Local $N$ -Ary Pattern and Its Extension for Texture Classification

Abstract

Texture image classification is important in computer vision research. To effectively capture texture patterns, a distinctive feature such as a local binary pattern (LBP) is needed. An LBP is robust against monotonic and gray-scale variations and it computes quickly. Its robustness and speed advantage have made it popular in various texture analysis applications. However, an LBP is sensitive to noise, particularly smooth weak illumination gradients in near-uniform regions. To mitigate the effect of noise and increase distinctiveness, a local ternary pattern (LTP) is proposed. Compared with a binary coding LBP, an LTP adopts ternary coding. As a result, an LTP can better tolerate noise and is significantly more distinctive. These advantages of an LTP effectively improve its classification accuracy. However, the potential of ternary coding is not fully explored in LTPs because a ternary pattern is split into a pair of binary patterns. In this paper, to fully explore the distinctiveness in the local pattern, the feature extraction process is formulated as an integer decomposition problem, which is a generalized version of the Bachet de Meziriac weight problem (BMWP).
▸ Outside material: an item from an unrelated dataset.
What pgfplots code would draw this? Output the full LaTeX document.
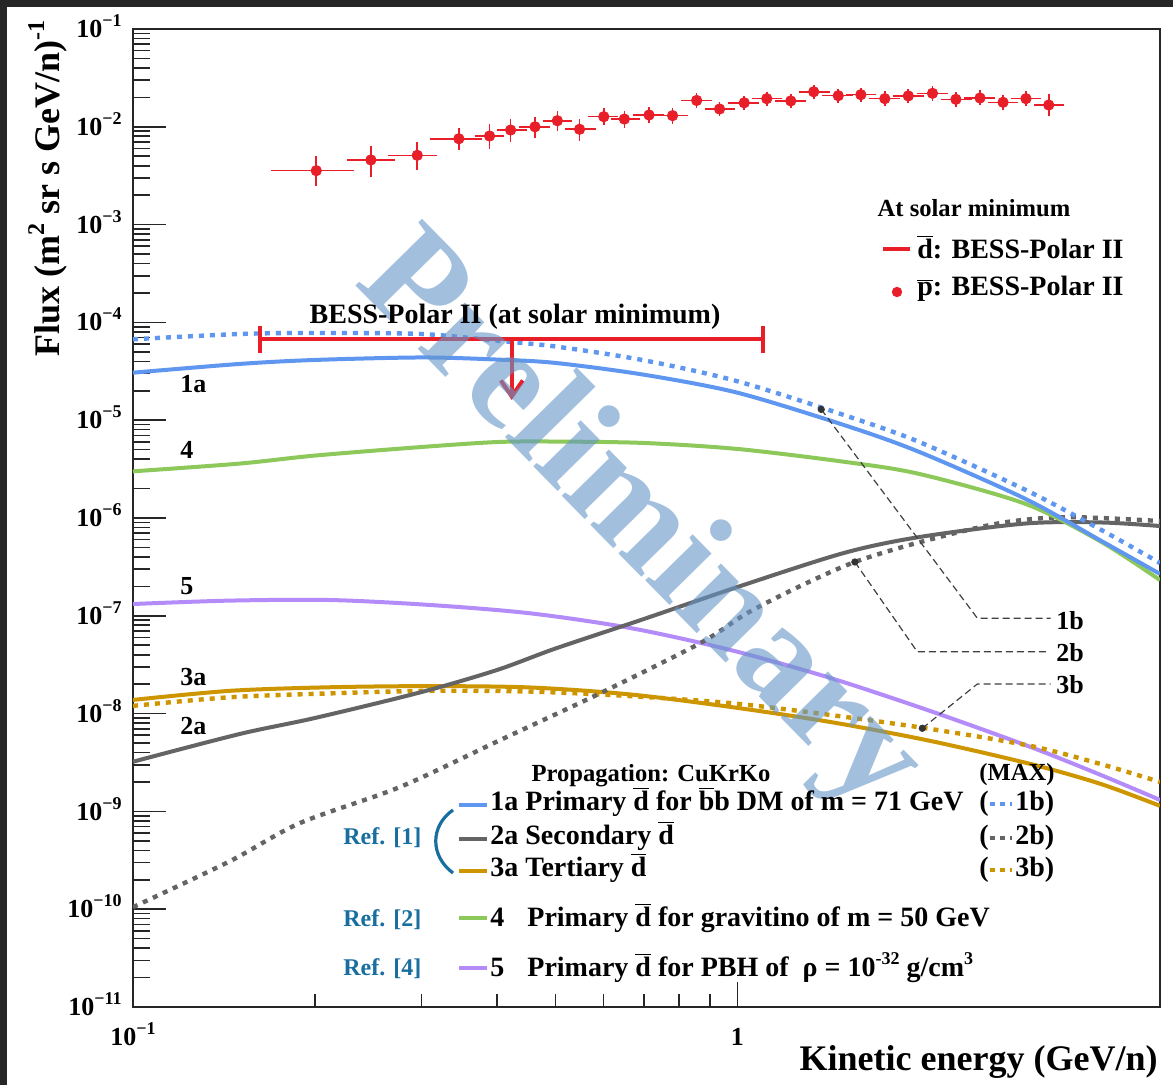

Following this generalization, a local $n$ -ary pattern (LNP) is proposed, for which the LBP is a special case parametrized under $n=2$ . The LTP is not a special case of the LNP. Both LBP and LTP are used as benchmark methods to evaluate LNPs performance due to their well-recognized success. In addition, a rotation-invariant and uniform LNP is also proposed and compared with a rotation-invariant and uniform LBP. The proposed LNP achieves significantly improved texture classification accuracy compared with the LBP and also demonstrates considerable improvement over the LTP.